After the Mayhaw festival the toy flew me to the Opera House where we broke the set. There was a nice turn out of volunteers from the cast and crew to break things down, and it went quickly. About 2 hours and most everything had been moved back into its place, and now we just need the 2 guys who move the stage for us come carry the stage outside and Virginia Jones and the Curse of Nergal will be another happy memory.

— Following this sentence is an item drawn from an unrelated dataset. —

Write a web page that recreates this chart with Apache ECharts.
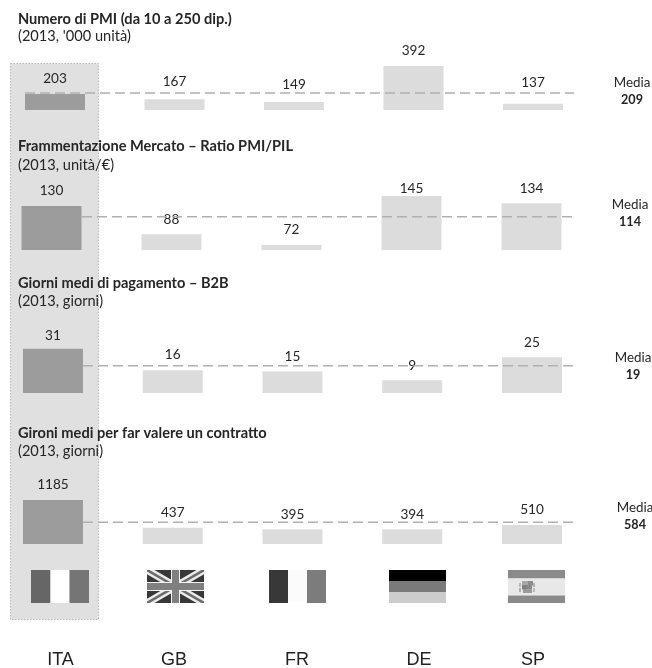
<!DOCTYPE html>
<html>
<head>
<meta charset="utf-8">
<style>html,body{margin:0;padding:0;background:#fff}#chart{width:652px;height:668px}</style>
<script src="https://cdn.jsdelivr.net/npm/echarts@6/dist/echarts.min.js"></script>
</head>
<body>
<div id="chart"></div>
<script>
// Country comparison: four stacked panels sharing the same five countries.
const countries = ['ITA', 'GB', 'FR', 'DE', 'SP'];

const pmiCount = [203, 167, 149, 392, 137];
const fragmentation = [130, 88, 72, 145, 134];
const paymentDays = [31, 16, 15, 9, 25];
const enforcementDays = [1185, 437, 395, 394, 510];
const panelValues = [pmiCount, fragmentation, paymentDays, enforcementDays];

const averages = [209, 114, 19, 584];

const panelTitles = [
  'Numero di PMI (da 10 a 250 dip.)',
  'Frammentazione Mercato – Ratio PMI/PIL',
  'Giorni medi di pagamento – B2B',
  'Gironi medi per far valere un contratto'
];
const panelUnits = ["(2013, '000 unità)", '(2013, unità/€)', '(2013, giorni)', '(2013, giorni)'];

// Value ranges of the hidden y axes (the first two are truncated).
const axisMin = [95, 64.5, 0, 0];
const axisMax = [432.5, 153.9, 35, 1345];

// Pixel frame of each panel.
const frames = [
  { left: -4.75, width: 597.5, top: 60, height: 50, lineFrom: 25, lineTo: 574, titleY: 19, unitY: 36, mediaX: 632, mediaY: 83 },
  { left: -8.5, width: 600, top: 190, height: 60, lineFrom: 82, lineTo: 572, titleY: 146, unitY: 165, mediaX: 630, mediaY: 205 },
  { left: -6.9, width: 598.75, top: 343, height: 50, lineFrom: 83, lineTo: 576, titleY: 283, unitY: 301, mediaX: 633, mediaY: 358 },
  { left: -6.9, width: 598.75, top: 494, height: 50, lineFrom: 83, lineTo: 578, titleY: 433, unitY: 451, mediaX: 635, mediaY: 508 }
];

// Per-label vertical nudges, used where a number sits closer to or farther from its bar.
const labelNudge = [
  [0, -3, -2, 0, -6],
  [0, 0, 0, 8, 0],
  [2, -1, 0, 0, 0],
  [0, 0, 0, 0, 0]
];

const flagX = [31, 147, 269, 389, 508];
const codeX = [60.5, 174, 297, 419, 533];

const textFont = 'Lato, "Open Sans", sans-serif';
const textColor = '#262626';

function textEl(text, x, y, size, weight, align, font, color) {
  return {
    type: 'text', z: 5, x, y,
    style: { text, fontSize: size, fontWeight: weight || 'normal', fontFamily: font || textFont,
      fill: color || textColor, align: align || 'left', verticalAlign: 'middle' }
  };
}

function rectEl(x, y, w, h, fill) {
  return { type: 'rect', z: 1, shape: { x, y, width: w, height: h }, style: { fill } };
}

function polyEl(points, fill) {
  return { type: 'polygon', z: 1, shape: { points }, style: { fill } };
}

// Diagonal bands of the union flag, kept inside the flag's rectangle.
function unionDiagonals(x, y, w, h, d, fill) {
  const e = d * h / w;
  return [
    polyEl([[x, y], [x + d, y], [x + w, y + h - e], [x + w, y + h], [x + w - d, y + h], [x, y + e]], fill),
    polyEl([[x + w, y], [x + w, y + e], [x + d, y + h], [x, y + h], [x, y + h - e], [x + w - d, y]], fill)
  ];
}

function flagElements() {
  const y = 570, h = 33, w = 57, out = [];
  const third = w / 3;
  // Italy
  out.push(rectEl(flagX[0], y, 19.5, h, '#666666'), rectEl(flagX[0] + 19.5, y, 19, h, '#ffffff'),
    rectEl(flagX[0] + 38.5, y, 19.5, h, '#757575'));
  // Great Britain
  const gx = flagX[1];
  out.push(rectEl(gx, y, w, h, '#383838'));
  out.push(...unionDiagonals(gx, y, w, h, 7.5, '#ececec'));
  out.push(...unionDiagonals(gx, y, w, h, 2.5, '#6c6c6c'));
  out.push(rectEl(gx + 24, y, 9, h, '#f4f4f4'), rectEl(gx, y + 12, w, 9, '#f4f4f4'));
  out.push(rectEl(gx + 25, y, 7, h, '#808080'), rectEl(gx, y + 13, w, 7, '#808080'));
  // France
  out.push(rectEl(flagX[2], y, third, h, '#383838'), rectEl(flagX[2] + third, y, third, h, '#fbfbfb'),
    rectEl(flagX[2] + 2 * third, y, third, h, '#7c7c7c'));
  // Germany
  out.push(rectEl(flagX[3], y, w, 11.5, '#000000'), rectEl(flagX[3], y + 11.5, w, 10.5, '#7a7a7a'),
    rectEl(flagX[3], y + 22, w, 11, '#cccccc'));
  // Spain, with a small speckled crest
  const sx = flagX[4];
  out.push(rectEl(sx, y, w, 8.5, '#8a8a8a'), rectEl(sx, y + 8.5, w, 17, '#e8e8e8'), rectEl(sx, y + 25.5, w, 7.5, '#8a8a8a'));
  const crest = [
    [14, 11, 6, '#a8a8a8'], [20, 11, 5, '#8c8c8c'], [14, 15, 5, '#808080'], [19, 15, 5, '#8a8a8a'],
    [15, 19, 9, '#9a9a9a'], [11, 13, 2, '#b8b8b8'], [25, 13, 2, '#b0b0b0'], [11, 18, 2, '#b0b0b0'], [25, 18, 2, '#b8b8b8']
  ];
  crest.forEach(([dx, dy, s, c]) => out.push(rectEl(sx + dx, y + dy, s, s === 9 ? 4 : s === 2 ? 4 : 4.5, c)));
  return out;
}

const graphicElements = [
  // Highlight column behind the Italian figures
  {
    type: 'rect', z: -1,
    shape: { x: 10.5, y: 63.5, width: 88, height: 556 },
    style: { fill: '#e0e0e0', stroke: '#b8b8b8', lineWidth: 1, lineDash: [1.5, 1.5] }
  },
  ...flagElements()
];

frames.forEach((f, i) => {
  graphicElements.push(
    textEl(panelTitles[i], 18, f.titleY, 14.6, 'bold'),
    textEl(panelUnits[i], 18, f.unitY, 14.6),
    textEl('Media', f.mediaX, f.mediaY, 13.4, 'normal', 'center'),
    textEl(String(averages[i]), f.mediaX, f.mediaY + 17, 12.6, 'bold', 'center')
  );
});

countries.forEach((c, i) => {
  graphicElements.push(textEl(c, codeX[i], 660, 18, 'normal', 'center', '"Liberation Sans", Arial, sans-serif', '#222222'));
});

const grids = [], xAxes = [], yAxes = [], seriesList = [];

frames.forEach((f, i) => {
  grids.push({ left: f.left, width: f.width, top: f.top, height: f.height, outerBoundsMode: 'none' });
  xAxes.push({ type: 'category', gridIndex: i, data: countries, show: false });
  yAxes.push({ type: 'value', gridIndex: i, min: axisMin[i], max: axisMax[i], show: false });

  seriesList.push({
    type: 'bar',
    xAxisIndex: i,
    yAxisIndex: i,
    barWidth: 60,
    silent: true,
    z: 2,
    data: panelValues[i].map((v, k) => ({
      value: v,
      itemStyle: { color: k === 0 ? '#9c9c9c' : '#dcdcdc' },
      label: {
        show: true,
        position: 'top',
        distance: 8,
        offset: [0, labelNudge[i][k]],
        fontFamily: textFont,
        fontSize: 13.6,
        color: textColor
      }
    }))
  });

  // Dashed average line across the panel
  seriesList.push({
    type: 'custom',
    xAxisIndex: i,
    yAxisIndex: i,
    silent: true,
    z: 3,
    data: [[0, averages[i]]],
    encode: { x: 0, y: 1 },
    renderItem: function (params, api) {
      const y = api.coord([api.value(0), api.value(1)])[1];
      return {
        type: 'line',
        shape: { x1: f.lineFrom, y1: y, x2: f.lineTo, y2: y },
        style: { stroke: '#b0b0b0', lineWidth: 1.5, lineDash: [10, 5], fill: null }
      };
    }
  });
});

const chart = echarts.init(document.getElementById('chart'), null, { renderer: 'canvas' });
chart.setOption({
  animation: false,
  backgroundColor: '#ffffff',
  grid: grids,
  xAxis: xAxes,
  yAxis: yAxes,
  graphic: { elements: graphicElements },
  series: seriesList
});
</script>
</body>
</html>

And I am home and will make a few phone calls to catch up and then hopefully get to bed early to read and then to sleep and to dream. I was walking with Bob around the yard this afternoon and looked at my hydranga garden and all the colors of the mass of flowers. I wanted to get a picture to show you. Maybe tomorrow, Marina is sitting on my lap and I can't get up. She is a long story, but I am just going to be grateful that she wants to be close right now, and enjoy it and hope that she does not hurt me. But I realized as Bob and I walked about my yard that I was happy. Truly deep in my soul euphorically happy with the weather, my house, my yard, my kids, my life, the play I shared with so many, spending time with Georgie at the Mayhaw Festival. Selling a pair of gloves to try and send a child to camp. To see chickens scratching and bunnies slipping through the bushes this way and that. Bob next to me with the stuffed pheasant in his mouth. The baby chickens wanting treats as I walk by. The grapes and figs and pears fruiting in my orchard. My bells and chimes ringing in the wind and by my hand. Flowers floating on green stems and leaves overflowing my yard and porch. And my porch. The symbol of so many happy parts of my life. I think I will take my book and phone outside and listen to the chimes and bells and talk to my dad and Vicki. Oh, yes, and early to bed. I am happy today, deep down happy, happy that brings a smile to my face as I realize all the things around me that make me happy. Happy, grateful. two words that are so similiar in meaning to me. Two words that best describe this day, this life.
And I am grateful for the play with its amazing cast and crew. And for the audience, so many familiar faces coming to all the plays and events at our Opera House. And for this glorious cool, over cast spring day. The light almost shaded blue like looking through pale sunglasses. Happy to have seen Sioux, grateful that Ms Moon is home. Grateful that Marcy and Fred will soon be home.